Nothing but the lines from the one containing "Write a component" down to the one containing "import * as echarts from 'echarts';", both included, should be echoed, and each exactly as it stands.

▶ Entries shown:

-.-.-

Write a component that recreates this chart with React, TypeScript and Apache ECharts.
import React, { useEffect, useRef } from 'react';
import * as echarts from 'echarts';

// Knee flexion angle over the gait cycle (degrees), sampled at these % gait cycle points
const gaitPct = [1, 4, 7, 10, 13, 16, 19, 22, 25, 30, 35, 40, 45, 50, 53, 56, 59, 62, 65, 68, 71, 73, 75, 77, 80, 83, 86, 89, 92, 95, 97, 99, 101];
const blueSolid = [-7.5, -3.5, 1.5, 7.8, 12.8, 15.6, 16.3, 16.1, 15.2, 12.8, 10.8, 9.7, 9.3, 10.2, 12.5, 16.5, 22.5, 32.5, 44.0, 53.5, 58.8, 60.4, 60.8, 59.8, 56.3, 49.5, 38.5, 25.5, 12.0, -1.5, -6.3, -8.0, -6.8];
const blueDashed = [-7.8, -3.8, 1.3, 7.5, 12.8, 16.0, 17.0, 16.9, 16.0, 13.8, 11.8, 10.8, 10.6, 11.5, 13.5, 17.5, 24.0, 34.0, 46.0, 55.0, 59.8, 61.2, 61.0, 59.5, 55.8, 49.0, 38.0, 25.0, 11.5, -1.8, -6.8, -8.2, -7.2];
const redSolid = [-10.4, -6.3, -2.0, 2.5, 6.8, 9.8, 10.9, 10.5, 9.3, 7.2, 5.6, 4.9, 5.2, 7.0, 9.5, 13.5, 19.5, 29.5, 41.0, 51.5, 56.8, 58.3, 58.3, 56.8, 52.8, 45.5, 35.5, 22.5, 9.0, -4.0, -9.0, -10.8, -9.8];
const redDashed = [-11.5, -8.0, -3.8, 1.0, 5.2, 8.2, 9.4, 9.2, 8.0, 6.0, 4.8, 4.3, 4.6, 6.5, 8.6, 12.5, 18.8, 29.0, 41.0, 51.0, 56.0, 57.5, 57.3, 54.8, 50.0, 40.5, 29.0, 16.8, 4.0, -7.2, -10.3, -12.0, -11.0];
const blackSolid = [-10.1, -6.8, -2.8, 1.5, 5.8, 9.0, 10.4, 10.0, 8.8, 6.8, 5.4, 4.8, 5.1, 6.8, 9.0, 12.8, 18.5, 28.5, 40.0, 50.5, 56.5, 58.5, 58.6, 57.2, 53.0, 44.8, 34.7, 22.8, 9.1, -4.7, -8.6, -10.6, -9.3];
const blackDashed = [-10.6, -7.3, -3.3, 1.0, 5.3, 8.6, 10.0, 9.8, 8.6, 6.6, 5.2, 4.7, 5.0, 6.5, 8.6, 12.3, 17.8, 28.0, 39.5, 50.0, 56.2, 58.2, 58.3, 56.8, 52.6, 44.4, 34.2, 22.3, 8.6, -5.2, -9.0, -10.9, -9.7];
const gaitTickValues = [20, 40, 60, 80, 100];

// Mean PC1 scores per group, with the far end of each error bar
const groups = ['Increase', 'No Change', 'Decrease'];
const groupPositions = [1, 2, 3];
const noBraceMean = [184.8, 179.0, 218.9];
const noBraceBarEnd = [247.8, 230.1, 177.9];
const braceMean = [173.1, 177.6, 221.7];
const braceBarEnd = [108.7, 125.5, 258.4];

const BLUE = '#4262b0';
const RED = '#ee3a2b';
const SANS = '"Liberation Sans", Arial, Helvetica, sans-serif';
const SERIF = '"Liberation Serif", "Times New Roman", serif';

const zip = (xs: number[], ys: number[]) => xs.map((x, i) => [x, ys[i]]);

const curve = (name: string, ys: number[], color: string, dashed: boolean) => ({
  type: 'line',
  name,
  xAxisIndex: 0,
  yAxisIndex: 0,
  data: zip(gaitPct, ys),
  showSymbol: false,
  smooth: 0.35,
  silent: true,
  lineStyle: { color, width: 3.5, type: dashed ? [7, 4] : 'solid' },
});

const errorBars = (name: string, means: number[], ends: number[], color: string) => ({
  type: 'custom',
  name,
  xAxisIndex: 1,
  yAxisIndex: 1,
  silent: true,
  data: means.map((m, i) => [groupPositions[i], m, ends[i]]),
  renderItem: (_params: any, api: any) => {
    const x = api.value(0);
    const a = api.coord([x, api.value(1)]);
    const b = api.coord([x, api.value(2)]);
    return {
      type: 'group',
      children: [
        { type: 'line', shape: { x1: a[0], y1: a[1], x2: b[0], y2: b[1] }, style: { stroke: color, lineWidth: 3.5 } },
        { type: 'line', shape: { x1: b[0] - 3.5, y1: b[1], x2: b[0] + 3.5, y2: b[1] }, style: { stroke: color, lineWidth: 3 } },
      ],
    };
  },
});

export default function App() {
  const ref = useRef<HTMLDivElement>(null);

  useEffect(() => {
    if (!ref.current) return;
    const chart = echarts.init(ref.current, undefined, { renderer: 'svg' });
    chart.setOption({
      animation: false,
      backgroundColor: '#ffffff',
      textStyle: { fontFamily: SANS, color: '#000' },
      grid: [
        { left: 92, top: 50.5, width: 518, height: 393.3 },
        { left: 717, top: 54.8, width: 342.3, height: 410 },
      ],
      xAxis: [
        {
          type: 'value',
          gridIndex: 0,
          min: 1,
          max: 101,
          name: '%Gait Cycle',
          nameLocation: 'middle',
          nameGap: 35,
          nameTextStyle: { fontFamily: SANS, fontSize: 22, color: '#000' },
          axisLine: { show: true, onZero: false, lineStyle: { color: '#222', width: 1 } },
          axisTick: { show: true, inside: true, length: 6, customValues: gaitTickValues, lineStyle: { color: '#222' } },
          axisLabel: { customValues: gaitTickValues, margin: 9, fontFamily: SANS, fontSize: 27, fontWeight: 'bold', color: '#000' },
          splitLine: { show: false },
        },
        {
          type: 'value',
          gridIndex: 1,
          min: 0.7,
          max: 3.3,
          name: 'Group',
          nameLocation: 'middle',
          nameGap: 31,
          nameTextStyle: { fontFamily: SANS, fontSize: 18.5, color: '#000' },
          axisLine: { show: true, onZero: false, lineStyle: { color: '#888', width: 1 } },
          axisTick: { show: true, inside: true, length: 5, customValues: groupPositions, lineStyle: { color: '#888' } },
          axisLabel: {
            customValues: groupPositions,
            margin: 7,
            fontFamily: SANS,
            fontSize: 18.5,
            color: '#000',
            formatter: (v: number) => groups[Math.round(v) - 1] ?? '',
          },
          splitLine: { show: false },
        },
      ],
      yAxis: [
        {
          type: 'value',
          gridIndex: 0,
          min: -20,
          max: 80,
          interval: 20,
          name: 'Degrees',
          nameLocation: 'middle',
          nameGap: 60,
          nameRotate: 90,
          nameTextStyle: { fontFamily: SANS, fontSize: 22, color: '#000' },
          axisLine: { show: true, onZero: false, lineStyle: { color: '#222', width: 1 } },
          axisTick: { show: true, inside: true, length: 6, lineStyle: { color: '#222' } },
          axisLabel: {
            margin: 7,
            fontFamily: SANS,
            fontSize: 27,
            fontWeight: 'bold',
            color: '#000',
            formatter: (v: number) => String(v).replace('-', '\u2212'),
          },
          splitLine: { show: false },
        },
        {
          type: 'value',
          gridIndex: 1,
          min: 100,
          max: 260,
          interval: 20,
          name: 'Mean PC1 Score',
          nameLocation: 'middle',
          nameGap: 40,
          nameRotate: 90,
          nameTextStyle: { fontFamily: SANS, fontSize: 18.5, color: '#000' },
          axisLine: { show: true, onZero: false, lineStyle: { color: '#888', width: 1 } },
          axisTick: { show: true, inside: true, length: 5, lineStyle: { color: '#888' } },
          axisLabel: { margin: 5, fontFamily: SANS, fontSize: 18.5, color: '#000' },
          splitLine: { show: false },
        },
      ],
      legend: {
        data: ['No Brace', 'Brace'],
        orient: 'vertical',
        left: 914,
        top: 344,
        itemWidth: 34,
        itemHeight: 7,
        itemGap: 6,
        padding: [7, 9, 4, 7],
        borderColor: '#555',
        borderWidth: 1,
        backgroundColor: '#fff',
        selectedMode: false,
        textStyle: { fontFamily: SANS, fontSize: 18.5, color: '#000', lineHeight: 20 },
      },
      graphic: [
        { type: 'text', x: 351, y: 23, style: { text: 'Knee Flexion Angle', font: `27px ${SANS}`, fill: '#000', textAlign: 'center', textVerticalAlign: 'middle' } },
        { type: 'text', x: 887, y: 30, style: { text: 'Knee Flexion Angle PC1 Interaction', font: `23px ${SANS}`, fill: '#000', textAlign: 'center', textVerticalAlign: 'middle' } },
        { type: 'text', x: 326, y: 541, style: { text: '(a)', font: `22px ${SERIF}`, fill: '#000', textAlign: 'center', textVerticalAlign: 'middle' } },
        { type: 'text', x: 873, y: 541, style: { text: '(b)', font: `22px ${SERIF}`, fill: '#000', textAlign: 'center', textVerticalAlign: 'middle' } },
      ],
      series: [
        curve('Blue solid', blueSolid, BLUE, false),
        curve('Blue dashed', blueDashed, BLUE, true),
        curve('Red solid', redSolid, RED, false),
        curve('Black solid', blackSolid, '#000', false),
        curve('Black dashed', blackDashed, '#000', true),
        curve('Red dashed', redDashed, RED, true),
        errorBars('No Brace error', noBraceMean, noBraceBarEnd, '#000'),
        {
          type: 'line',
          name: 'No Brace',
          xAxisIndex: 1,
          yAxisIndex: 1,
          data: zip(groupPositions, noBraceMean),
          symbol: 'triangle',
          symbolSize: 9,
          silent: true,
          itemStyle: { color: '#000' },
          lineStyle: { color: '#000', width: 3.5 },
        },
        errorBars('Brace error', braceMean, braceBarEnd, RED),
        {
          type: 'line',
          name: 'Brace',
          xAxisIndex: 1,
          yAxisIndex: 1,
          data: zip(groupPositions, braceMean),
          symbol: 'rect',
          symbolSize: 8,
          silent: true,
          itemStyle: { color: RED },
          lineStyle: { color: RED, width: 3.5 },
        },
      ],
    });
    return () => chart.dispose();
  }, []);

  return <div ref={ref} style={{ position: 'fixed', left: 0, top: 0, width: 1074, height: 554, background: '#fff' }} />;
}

-.-.-

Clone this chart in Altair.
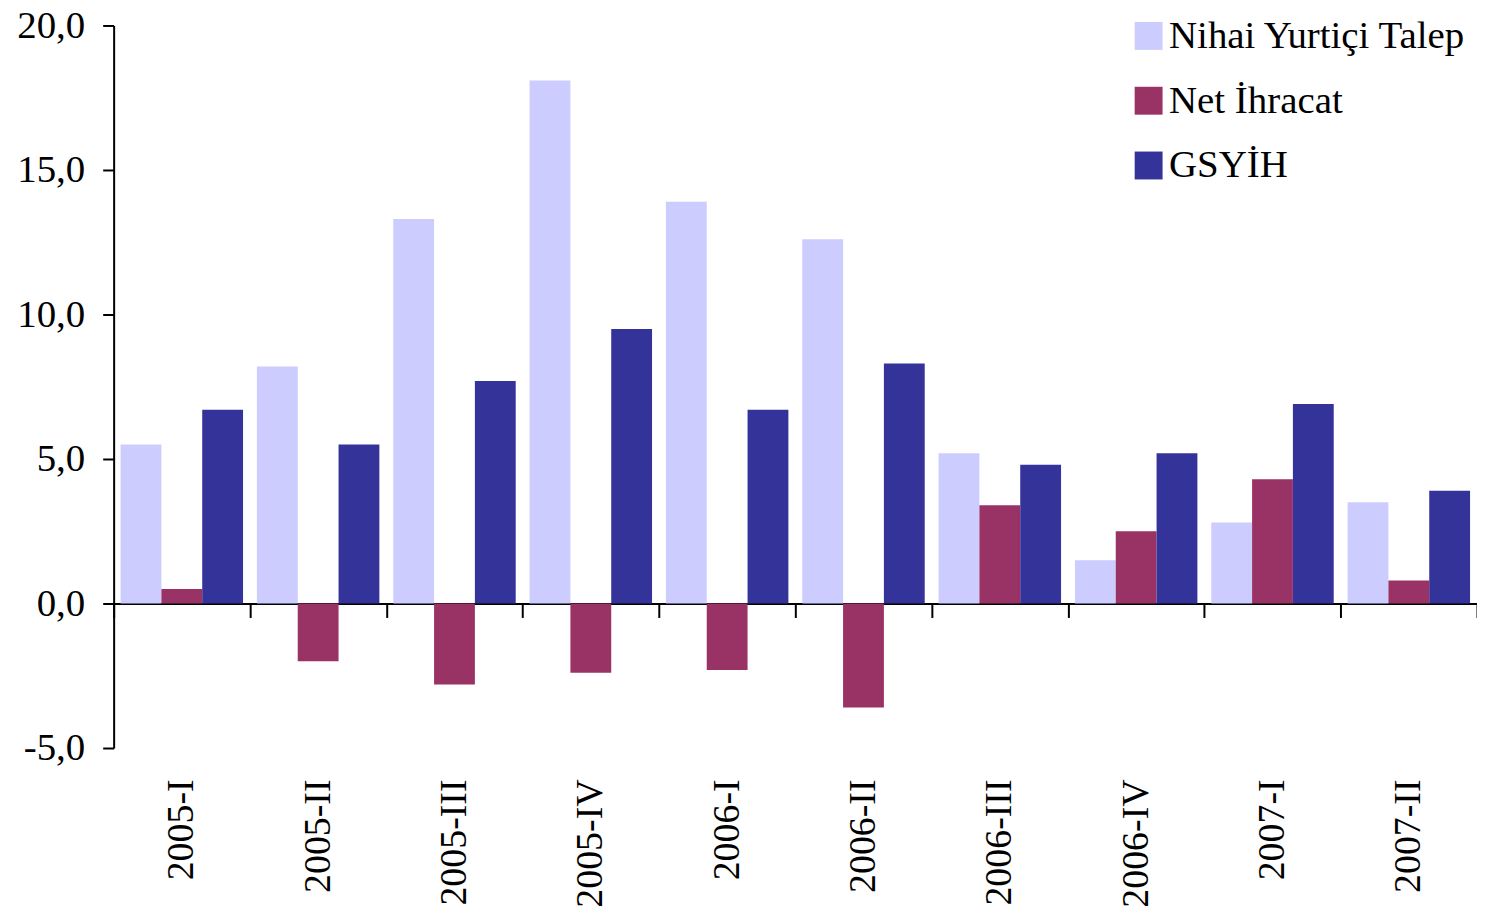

-.-.-

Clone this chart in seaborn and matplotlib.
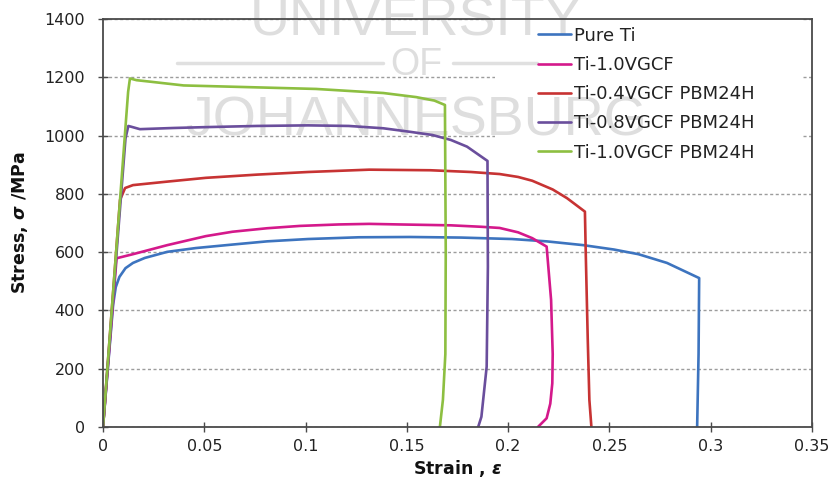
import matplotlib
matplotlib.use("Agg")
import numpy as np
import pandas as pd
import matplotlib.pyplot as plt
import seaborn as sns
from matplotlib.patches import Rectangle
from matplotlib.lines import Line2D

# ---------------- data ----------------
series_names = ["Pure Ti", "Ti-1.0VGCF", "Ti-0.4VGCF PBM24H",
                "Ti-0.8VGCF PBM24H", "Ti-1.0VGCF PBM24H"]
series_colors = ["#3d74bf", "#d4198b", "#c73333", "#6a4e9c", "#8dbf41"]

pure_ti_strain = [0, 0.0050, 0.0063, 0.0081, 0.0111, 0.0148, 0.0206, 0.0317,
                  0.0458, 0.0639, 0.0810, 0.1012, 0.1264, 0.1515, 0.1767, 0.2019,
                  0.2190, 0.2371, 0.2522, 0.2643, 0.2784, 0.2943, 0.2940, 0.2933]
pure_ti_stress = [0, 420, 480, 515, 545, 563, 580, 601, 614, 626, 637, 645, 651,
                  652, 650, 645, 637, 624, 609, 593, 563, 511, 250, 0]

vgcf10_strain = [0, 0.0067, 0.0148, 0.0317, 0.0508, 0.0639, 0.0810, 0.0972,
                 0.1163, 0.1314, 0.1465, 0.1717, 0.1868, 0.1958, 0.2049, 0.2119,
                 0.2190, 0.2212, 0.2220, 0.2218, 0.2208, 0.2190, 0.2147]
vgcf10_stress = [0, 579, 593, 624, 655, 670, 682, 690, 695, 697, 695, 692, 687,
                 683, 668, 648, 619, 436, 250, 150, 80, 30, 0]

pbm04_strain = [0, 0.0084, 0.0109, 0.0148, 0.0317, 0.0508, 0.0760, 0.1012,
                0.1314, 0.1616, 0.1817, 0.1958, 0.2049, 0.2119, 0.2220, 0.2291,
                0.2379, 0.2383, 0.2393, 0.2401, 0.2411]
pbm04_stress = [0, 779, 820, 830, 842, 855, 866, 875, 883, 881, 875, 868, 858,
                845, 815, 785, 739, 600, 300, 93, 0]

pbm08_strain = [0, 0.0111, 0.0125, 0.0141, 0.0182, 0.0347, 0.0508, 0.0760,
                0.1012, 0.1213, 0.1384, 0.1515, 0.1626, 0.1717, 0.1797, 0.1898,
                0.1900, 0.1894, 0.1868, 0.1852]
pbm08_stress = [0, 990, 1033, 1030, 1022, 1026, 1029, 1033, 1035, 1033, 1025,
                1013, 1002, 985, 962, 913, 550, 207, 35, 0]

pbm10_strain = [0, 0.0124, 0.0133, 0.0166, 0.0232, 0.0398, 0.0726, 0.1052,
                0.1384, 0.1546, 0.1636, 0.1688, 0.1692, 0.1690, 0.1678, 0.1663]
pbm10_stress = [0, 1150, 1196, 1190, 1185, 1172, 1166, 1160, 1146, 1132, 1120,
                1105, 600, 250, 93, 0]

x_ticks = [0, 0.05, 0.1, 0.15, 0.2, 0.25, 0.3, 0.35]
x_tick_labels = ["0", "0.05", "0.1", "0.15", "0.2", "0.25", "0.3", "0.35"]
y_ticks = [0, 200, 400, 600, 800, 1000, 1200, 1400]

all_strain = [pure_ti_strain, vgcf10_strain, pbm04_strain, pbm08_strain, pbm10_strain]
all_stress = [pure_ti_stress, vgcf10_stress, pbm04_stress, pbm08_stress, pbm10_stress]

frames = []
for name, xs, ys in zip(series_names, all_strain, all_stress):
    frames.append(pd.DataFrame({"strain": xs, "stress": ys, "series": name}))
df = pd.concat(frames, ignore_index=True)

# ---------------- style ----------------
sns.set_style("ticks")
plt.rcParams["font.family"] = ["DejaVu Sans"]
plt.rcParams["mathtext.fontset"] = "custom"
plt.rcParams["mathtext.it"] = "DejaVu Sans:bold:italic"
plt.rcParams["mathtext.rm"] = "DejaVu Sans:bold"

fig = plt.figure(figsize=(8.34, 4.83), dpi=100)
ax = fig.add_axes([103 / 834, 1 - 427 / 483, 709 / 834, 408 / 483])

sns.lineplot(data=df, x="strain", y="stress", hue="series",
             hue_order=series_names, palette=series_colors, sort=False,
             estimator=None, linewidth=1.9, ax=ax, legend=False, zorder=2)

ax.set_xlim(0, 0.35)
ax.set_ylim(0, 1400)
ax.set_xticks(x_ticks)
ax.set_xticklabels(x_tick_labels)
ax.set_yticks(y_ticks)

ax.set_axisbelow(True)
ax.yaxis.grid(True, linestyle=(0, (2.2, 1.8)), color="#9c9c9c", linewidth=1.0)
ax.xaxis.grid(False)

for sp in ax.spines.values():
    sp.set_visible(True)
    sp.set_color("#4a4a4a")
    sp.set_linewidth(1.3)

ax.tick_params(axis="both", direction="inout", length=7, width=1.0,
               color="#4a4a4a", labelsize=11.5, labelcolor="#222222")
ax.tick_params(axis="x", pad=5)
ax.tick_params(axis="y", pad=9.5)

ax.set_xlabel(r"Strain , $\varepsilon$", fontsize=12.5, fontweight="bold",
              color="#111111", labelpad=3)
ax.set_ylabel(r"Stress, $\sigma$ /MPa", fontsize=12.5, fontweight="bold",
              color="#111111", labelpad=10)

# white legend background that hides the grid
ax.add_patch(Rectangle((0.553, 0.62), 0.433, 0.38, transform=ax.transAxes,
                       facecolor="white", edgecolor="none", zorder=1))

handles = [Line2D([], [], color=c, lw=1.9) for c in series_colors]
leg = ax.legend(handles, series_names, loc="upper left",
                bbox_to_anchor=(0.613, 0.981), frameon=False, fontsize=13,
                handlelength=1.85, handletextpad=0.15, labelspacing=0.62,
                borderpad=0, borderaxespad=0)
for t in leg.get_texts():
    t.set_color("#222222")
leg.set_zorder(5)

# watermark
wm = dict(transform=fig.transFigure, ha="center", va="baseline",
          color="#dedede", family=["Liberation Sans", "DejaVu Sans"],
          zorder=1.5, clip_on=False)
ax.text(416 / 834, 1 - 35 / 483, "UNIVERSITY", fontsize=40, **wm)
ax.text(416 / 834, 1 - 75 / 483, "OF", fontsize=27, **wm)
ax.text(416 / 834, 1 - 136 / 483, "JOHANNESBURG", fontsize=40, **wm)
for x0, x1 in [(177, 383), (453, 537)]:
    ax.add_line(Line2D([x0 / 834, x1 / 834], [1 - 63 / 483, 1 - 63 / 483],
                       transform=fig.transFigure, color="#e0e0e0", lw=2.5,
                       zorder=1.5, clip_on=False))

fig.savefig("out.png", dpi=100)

-.-.-

▶ Result:
Write a component that recreates this chart with React, TypeScript and Apache ECharts.
import React, { useEffect, useRef } from 'react';
import * as echarts from 'echarts';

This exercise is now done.